How was 2021 for Debt and Equity Brokers? – Commercial Observer
Never underestimate the value of a power broker. Teams comprised of these help clients navigate up and down markets, securing financing for even the hairiest of asset classes during a global pandemic.
So, after a rough (to say the least) 2020, how was 2021 for debt and equity brokers?
They’re not shy in telling you.
If you ask Cushman & Wakefield, the team was busy negotiating deals across asset classes and property types, but the two big winners in 2021 were industrial and multifamily.
For CBRE, industrial comprised 48 percent of its originations, followed by office at 30 percent. The firm also grew its life sciences activity and closed its first data center deal.
JLL executed deals across all property types with a focus on industrial and multifamily. “A big part of our business has become the joint-venture equity and structured finance practice,” said Christopher Peck, senior managing director and co-head of the New York office at JLL Capital Markets.
Eastdil closed more than $6.15 billion of life sciences financings alone. “We did a tremendous amount of industrial and multifamily deals,” said Grant Frankel, managing director at Eastdil Secured, “and we have built out a sizable practice in the studio business.”
Meridian’s 2021 deals were spread out over sectors that included office and self-
storage. The firm also closed what CoStar data indicates was the largest single-asset multifamily sale in the U.S. since 2018: $367 million of acquisition financing from Square Mile for Atlas Capital Group to purchase a multifamily property in Brooklyn, which sold for $563 million. It also brokered $4.9 billion of financing for health care developments.

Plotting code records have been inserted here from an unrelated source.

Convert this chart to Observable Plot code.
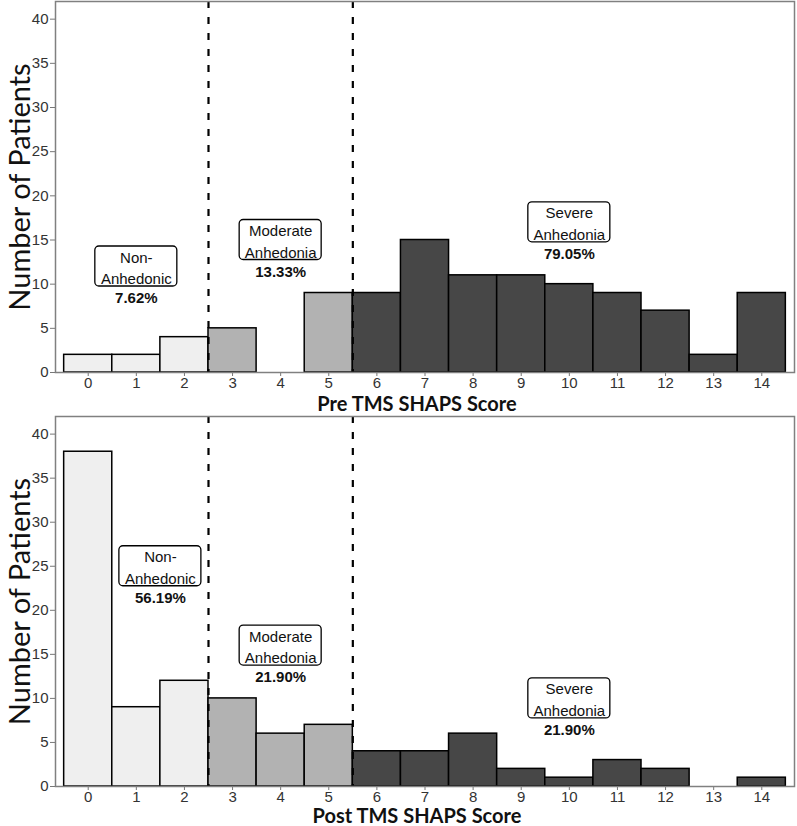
<!DOCTYPE html>
<html>
<head>
<meta charset="utf-8">
<script src="https://cdn.jsdelivr.net/npm/d3@7"></script>
<script src="https://cdn.jsdelivr.net/npm/@observablehq/plot@0.6"></script>
<style>
  html, body { margin: 0; padding: 0; background: #fff; }
  #chart svg { display: block; }
</style>
</head>
<body>
<div id="chart"></div>
<script>
// ---- data ----
const scores = [0, 1, 2, 3, 4, 5, 6, 7, 8, 9, 10, 11, 12, 13, 14];
const preCounts  = [2, 2, 4, 5, 0, 9, 9, 15, 11, 11, 10, 9, 7, 2, 9];
const postCounts = [38, 9, 12, 10, 6, 7, 4, 4, 6, 2, 1, 3, 2, 0, 1];
const cutoffs = [2.5, 5.5];
const groupNames = ["Non-Anhedonic", "Moderate Anhedonia", "Severe Anhedonia"];
const groupLabels = ["Non-\nAnhedonic", "Moderate\nAnhedonia", "Severe\nAnhedonia"];
const prePercents  = ["7.62%", "13.33%", "79.05%"];
const postPercents = ["56.19%", "21.90%", "21.90%"];
const preLabelX  = [1, 4, 10];
const preLabelY  = [12, 15, 17];
const postLabelX = [1.5, 4, 10];
const postLabelY = [25, 16, 10];
const yTicks = [0, 5, 10, 15, 20, 25, 30, 35, 40];
const xTitles = ["Pre TMS SHAPS Score", "Post TMS SHAPS Score"];
const yTitle = "Number of Patients";

const groupOf = s => s <= cutoffs[0] ? groupNames[0] : s <= cutoffs[1] ? groupNames[1] : groupNames[2];

function panel(counts, labelX, labelY, percents, xTitle, dims) {
  const bars = scores.map((s, i) => ({score: s, count: counts[i], group: groupOf(s)}));
  const notes = groupLabels.map((l, i) => ({label: l, x: labelX[i], y: labelY[i], pct: percents[i]}));
  return Plot.plot({
    width: 797,
    height: dims.height,
    marginLeft: 55,
    marginRight: 3,
    marginTop: dims.top,
    marginBottom: dims.bottom,
    style: {fontFamily: "'Liberation Sans', Arial, sans-serif", fontSize: "14px", background: "white", overflow: "visible"},
    x: {domain: [-0.68, 14.68], label: null},
    y: {domain: [0, 42], label: null},
    color: {domain: groupNames, range: ["#efefef", "#b2b2b2", "#474747"]},
    marks: [
      Plot.rectY(bars, {x1: d => d.score - 0.5, x2: d => d.score + 0.5, y1: 0, y2: "count", fill: "group", stroke: "black", strokeWidth: 1.5}),
      Plot.ruleX(cutoffs, {stroke: "black", strokeWidth: 2.2, strokeDasharray: "7,9"}),
      Plot.rect(notes, {x1: "x", x2: "x", y1: "y", y2: "y", insetLeft: -41, insetRight: -41, insetTop: -20, insetBottom: -20, rx: 4, fill: "white", stroke: "black", strokeWidth: 1.3}),
      Plot.text(notes, {x: "x", y: "y", text: "label", lineHeight: 1.45, lineAnchor: "middle", fontSize: 15, fill: "#111"}),
      Plot.text(notes, {x: "x", y: "y", text: "pct", dy: 32, fontSize: 15, fontWeight: "bold", fill: "#111"}),
      Plot.axisY({ticks: yTicks, tickSize: 5, tickPadding: 2, stroke: "#777", fill: "#333", fontSize: 15, label: null}),
      Plot.axisX({ticks: scores, tickSize: 4, tickPadding: 1, stroke: "#777", fill: "#333", fontSize: 15, label: null}),
      Plot.frame({stroke: "#808080", strokeWidth: 1.5}),
      Plot.text([xTitle], {frameAnchor: "bottom", dy: dims.titleDy, dx: -8, text: d => d, fontFamily: "Lato, sans-serif", fontWeight: "bold", fontSize: 20, fill: "#111", lineAnchor: "middle", textAnchor: "middle"}),
      Plot.text([yTitle], {frameAnchor: "left", dx: -35, rotate: -90, text: d => d, fontFamily: "Lato, sans-serif", fontSize: 29, fill: "#111", lineAnchor: "middle", textAnchor: "middle"})
    ]
  });
}

const chart = document.getElementById("chart");
chart.append(panel(preCounts, preLabelX, preLabelY, prePercents, xTitles[0], {height: 414, top: 1, bottom: 42, titleDy: 32}));
chart.append(panel(postCounts, postLabelX, postLabelY, postPercents, xTitles[1], {height: 412, top: 2, bottom: 40, titleDy: 30.5}));
</script>
</body>
</html>
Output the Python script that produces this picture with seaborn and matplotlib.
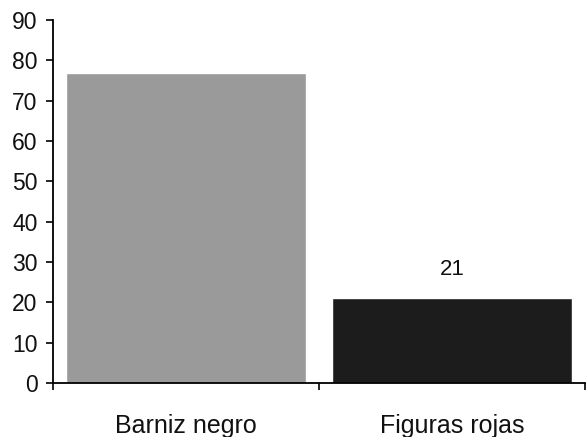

“Several years ago, we made it a point to diversify geographically, not just from an asset-class perspective,” said Keith Kurland, senior managing director and co-head of New York Capital Markets at Walker & Dunlop. “That target and thesis have played out well for our business as we have been incredibly active throughout the Sun Belt, South Florida, the Intermountain West and the West Coast.”
As for Ackman-Ziff, the firm focused on the sizzling single-family rental (SFR) and build-to-rent markets. “I don’t think we’ve seen an asset class grow as much as this has for us,” said Simon Ziff, president of Ackman-Ziff.
Brokers also helped clients deploy capital in a hyper-competitive landscape. As Newmark’s Jordan Roeschlaub said, “I think we’re pretty good at seeing where there’s a crease in the marketplace, or an opportunity set for capital to find an entry point, and we run with it — whether it’s an asset class or a specific strategy.”
To summarize brokers’ 2021, Cushman & Wakefield’s John O’Neill perfectly described the market wars brokers have fought, and won: “If you go back to the [global financial crisis of 2007-2009], then the global pandemic, we have all been tested in ways that we never thought we would be tested,” O’Neill said. “All these events create a certain resiliency, and some people tend to retreat, while some advance.”
And every single person on our list, regardless of ranking, advanced.